Clearly there is a massive issue.
One worsened by thousands of nurses from EU countries returning home because of uncertainty about their future caused by Brexit.
So what solutions are on offer?
It seems only fair to allow the government the first word, as they have been running the NHS for the last ten years.
The Conservative manifesto promises “50,000 more nurses” for the NHS, based on spending between £759m and £879m a year from 2020/21 to 2023/24 on “nurse recruitment, training and retention”.
You might think that’s straightforward enough: clear statistics on which to base our votes in the upcoming election.
If only life was allowed to be so simple.
Beneath the headline figure it turns out that nearly 19,000 of the promised new 50,000 nurses are already employed by the NHS. In fact, that they are not new at all. Nor will the policy address the issue of EU nurses leaving.
Then there is the question of training more nurses.

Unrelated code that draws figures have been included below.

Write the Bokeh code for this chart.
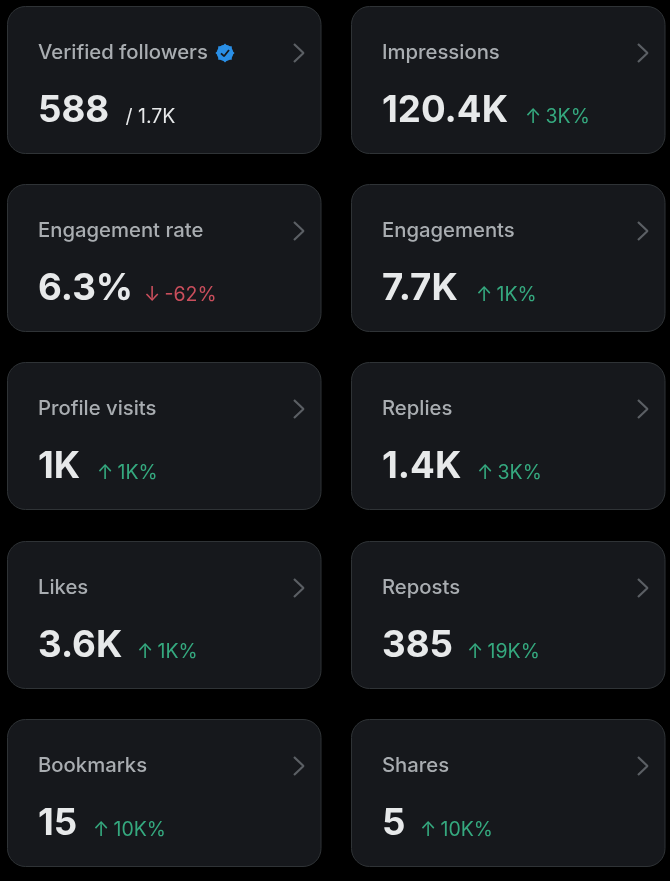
from bokeh.plotting import figure
from bokeh.models import Range1d
from bokeh.core.properties import value
from bokeh.embed import file_html
from bokeh.resources import INLINE

titles = ["Verified followers", "Impressions", "Engagement rate", "Engagements", "Profile visits",
          "Replies", "Likes", "Reposts", "Bookmarks", "Shares"]
values = ["588", "120.4K", "6.3%", "7.7K", "1K", "1.4K", "3.6K", "385", "15", "5"]
arrows = ["", "↑", "↓", "↑", "↑", "↑", "↑", "↑", "↑", "↑"]
deltas = ["/ 1.7K", "3K%", "-62%", "1K%", "1K%", "3K%", "1K%", "19K%", "10K%", "10K%"]

# layout (pixels of the page)
W, H = 670, 881
row_tops = [6, 184, 362, 541, 719]
col_lefts = [7, 351]
card_w, card_h = 313.5, 147
delta_starts = [125, 526, 145, 477, 98, 478, 138, 468, 94, 421]
BASE = 0.38  # the renderer's baseline shift, in em

BG, CARD, EDGE = "#000000", "#16181c", "#2f3336"
TITLE, VALUE, CHEV = "#a9adb1", "#e7e9ea", "#5b5f64"
GREEN, RED, BLUE = "#35a97f", "#c94e5c", "#2a8fe6"

p = figure(width=W + 2, height=H + 2, output_backend="svg", toolbar_location=None,
           x_range=Range1d(-1, W + 1), y_range=Range1d(H + 1, -1), min_border=0,
           background_fill_color=BG, border_fill_color=BG, outline_line_color=None,
           x_axis_location=None, y_axis_location=None)
p.grid.visible = False
p.styles = {"position": "fixed", "left": "-1px", "top": "-1px"}

n = len(titles)
cx = [col_lefts[i % 2] for i in range(n)]
cy = [row_tops[i // 2] for i in range(n)]

p.quad(left=cx, right=[x + card_w for x in cx], top=cy, bottom=[y + card_h for y in cy],
       fill_color=CARD, line_color=EDGE, line_width=1, border_radius=18)

ts, vs, ds = 20.3, 36.7, 19.5
p.text(x=[x + 30.5 for x in cx], y=[y + 53 - BASE * ts for y in cy], text=titles, text_color=TITLE,
       text_font=value("Inter Medium"), text_font_size=f"{ts}px", text_baseline="alphabetic")
p.text(x=[x + 30.5 for x in cx], y=[y + 116 - BASE * vs for y in cy], text=values, text_color=VALUE,
       text_font=value("Inter"), text_font_style="bold", text_font_size=f"{vs}px", text_baseline="alphabetic")

delta_colors = [VALUE if a == "" else RED if a == "↓" else GREEN for a in arrows]
label_x = [s if a == "" else s + 19 for s, a in zip(delta_starts, arrows)]
p.text(x=label_x, y=[y + 116.5 - BASE * ds for y in cy], text=deltas, text_color=delta_colors,
       text_font=value("Inter"), text_font_size=f"{ds}px", text_baseline="alphabetic")
p.text(x=[s - 1.5 for s in delta_starts], y=[y + 116.5 - BASE * ds for y in cy], text=arrows, text_color=delta_colors,
       text_font=value("Inter"), text_font_size=f"{ds}px", text_baseline="alphabetic")

# chevrons
chev_x = [[x + 286.5, x + 296, x + 286.5] for x in cx]
chev_y = [[y + 37.5, y + 46.5, y + 55.5] for y in cy]
p.multi_line(chev_x, chev_y, line_color=CHEV, line_width=2.2)

# verified badge
bx, by = 224.5, 52.5
p.scatter([bx], [by], marker="circle", size=16.5, fill_color=BLUE, line_color=None)
p.scatter([bx, bx], [by, by], marker="square", size=13.5, angle=[0, 0.785],
          fill_color=BLUE, line_color=None)
p.line([bx - 4, bx - 1, bx + 4], [by + 0.3, by + 3.2, by - 3], line_color="#16181c", line_width=1.8)

open("out.html", "w").write(file_html(p, INLINE))
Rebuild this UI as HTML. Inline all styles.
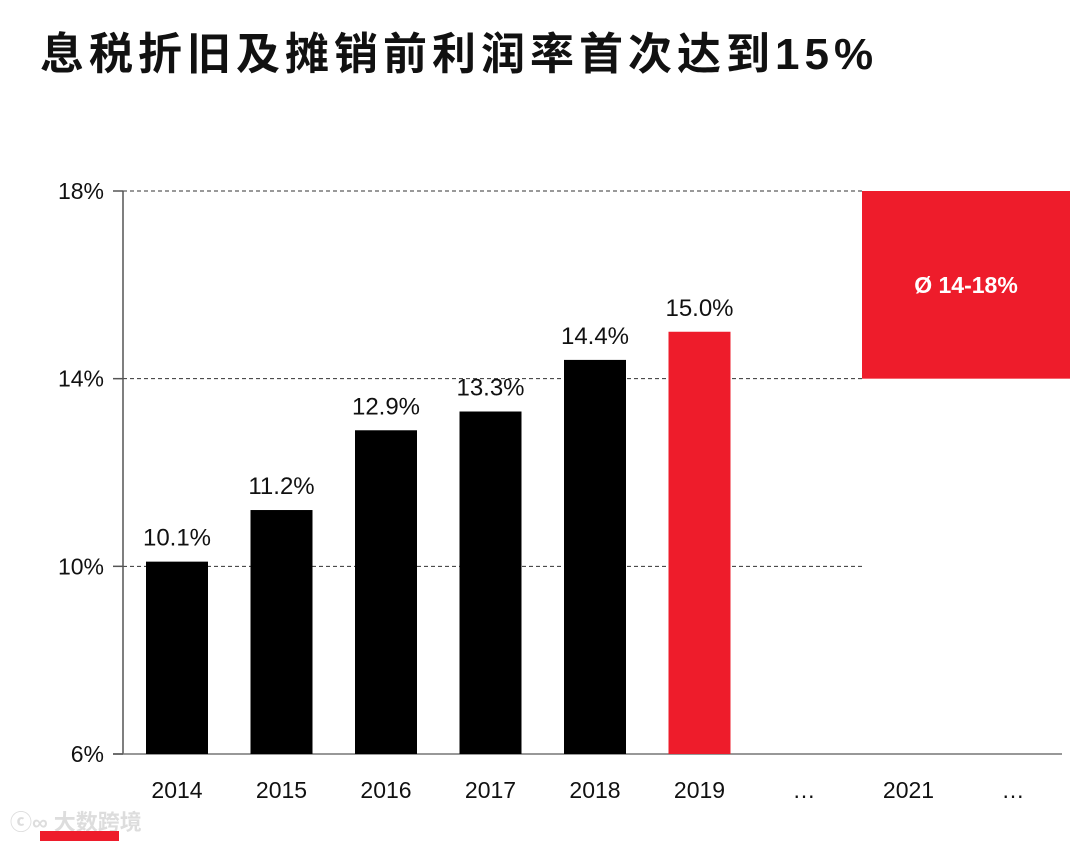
<!DOCTYPE html>
<html><head><meta charset="utf-8">
<style>
html,body{margin:0;padding:0;background:#fff;}
body{width:1080px;height:841px;overflow:hidden;position:relative;font-family:"Liberation Sans","Noto Sans CJK SC",sans-serif;}
h1{position:absolute;left:40px;top:18px;margin:0;font-size:44px;font-weight:bold;color:#111;letter-spacing:5px;white-space:nowrap;}
</style></head><body>
<h1>息税折旧及摊销前利润率首次达到15%</h1>
<svg id="chart" width="1080" height="841" style="position:absolute;left:0;top:0"></svg>
<script>
const categories=["2014","2015","2016","2017","2018","2019","…","2021","…"];
const values=[10.1,11.2,12.9,13.3,14.4,15.0];
const valueLabels=["10.1%","11.2%","12.9%","13.3%","14.4%","15.0%"];
const yTicks=[6,10,14,18];
const gridTicks=[10,14,18];
const targetRange=[14,18];
const targetLabel="Ø 14-18%";
const NS="http://www.w3.org/2000/svg";
const svg=document.getElementById('chart');
const y0=754,y1=191,vmin=6,vmax=18;
function y(v){return y0-(v-vmin)/(vmax-vmin)*(y0-y1);}
function xc(i){return 177+i*104.5;}
function mk(tag,attrs,parent){const e=document.createElementNS(NS,tag);for(const k in attrs)e.setAttribute(k,attrs[k]);(parent||svg).appendChild(e);return e;}
gridTicks.forEach(t=>{
  const g=mk('line',{x1:123,x2:862,y1:y(t),y2:y(t),stroke:'#333','stroke-width':1,'stroke-dasharray':'4,3'});
  
  
});
const tb=mk('rect',{x:862,y:y(targetRange[1]),width:208,height:y(targetRange[0])-y(targetRange[1]),fill:'#ee1c2b'});


const tt=mk('text',{x:966,y:(y(targetRange[0])+y(targetRange[1]))/2+8,'text-anchor':'middle','font-size':23,'font-weight':'bold',fill:'#fff','font-family':'Liberation Sans, sans-serif'});
tt.textContent=targetLabel;


const ya=mk('line',{x1:123,x2:123,y1:y(18),y2:y0,stroke:'#555','stroke-width':1.5});


const xa=mk('line',{x1:113,x2:1062,y1:y0,y2:y0,stroke:'#777','stroke-width':1.5});


yTicks.forEach(t=>{
  const tk=mk('line',{x1:113,x2:123,y1:y(t),y2:y(t),stroke:'#555','stroke-width':1.5});
  
  
  const tl=mk('text',{x:104,y:y(t)+8,'text-anchor':'end','font-size':23,fill:'#111','font-family':'Liberation Sans, sans-serif'});
  tl.textContent=t+'%';
  
  
});
values.forEach((v,i)=>{
  const r=mk('rect',{x:xc(i)-31,y:y(v),width:62,height:y0-y(v),fill:i===5?'#ee1c2b':'#000'});
  
  
  const l=mk('text',{x:xc(i),y:y(v)-16,'text-anchor':'middle','font-size':24,fill:'#111','font-family':'Liberation Sans, sans-serif'});
  l.textContent=valueLabels[i];
  
  
});
categories.forEach((c,i)=>{
  const t=mk('text',{x:xc(i),y:798,'text-anchor':'middle','font-size':23,fill:'#111','font-family':'Liberation Sans, sans-serif'});
  t.textContent=c;
  
  
});
const wm=mk('text',{x:10,y:830,'font-size':22,'font-weight':'bold',fill:'#ddd','font-family':'Liberation Sans, Noto Sans CJK SC, sans-serif'});
wm.textContent='ⓒ∞ 大数跨境';


const rs=mk('rect',{x:40,y:831,width:79,height:10,fill:'#ee1c2b'});


</script>
</body></html>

The Conservatives axed the nurse bursary and free tuition fees back in 2017, thereby worsening the recruitment crisis, as part of their austerity policies.
This resulted in an 11% drop in student nurse numbers.
Little wonder there are reports of student nurses accessing food banks simply to survive.
Now they are offering to bring back a bursary of between £5k and 8k a year. Hardly a living wage, especially as nurses will still have to pay £9K annual tuition fees.
My point is this: political parties have a clear responsibility to not just make attractive sounding pledges to woo voters.
They must explain how they will deal with the complexities behind the problem.
Labour, on the other hand, is promising to not only restore the nurses’ bursary and tuition fees, but spend £1bn a year on training more nurses for a range of NHS sectors.
In addition, they will raise nurse salaries by 5% to make staying in the job more attractive. They believe this will be possible because they are prioritising £26bn of public money for an NHS “rescue plan”.
And this brings us to the core of the problem faced by voters. Which party do you believe is telling the truth?
Okay, the Conservatives have been in power for the last decade, so they have a clear track record we can judge.
As for Labour, it is a question of whether you believe the redistribution of wealth from billionaires and low tax-paying corporations, like Amazon or Google, to improve public services is even possible.
After all, that is how Labour plan to pay for saving the NHS: by reversing privatisation and rip off pharmaceutical prices, and making the very wealthy pay a higher share of taxes.
They say the truth is the first casualty of war.
Any election is a war between clashing visions of the world.
But unless we are allowed the truth about what political parties are truly offering, and exactly how they will deliver positive change, more casualties than just the truth are inevitable.
The huge numbers of homeless people on our streets and 14 million British citizens currently in poverty are heart-breaking proof of that.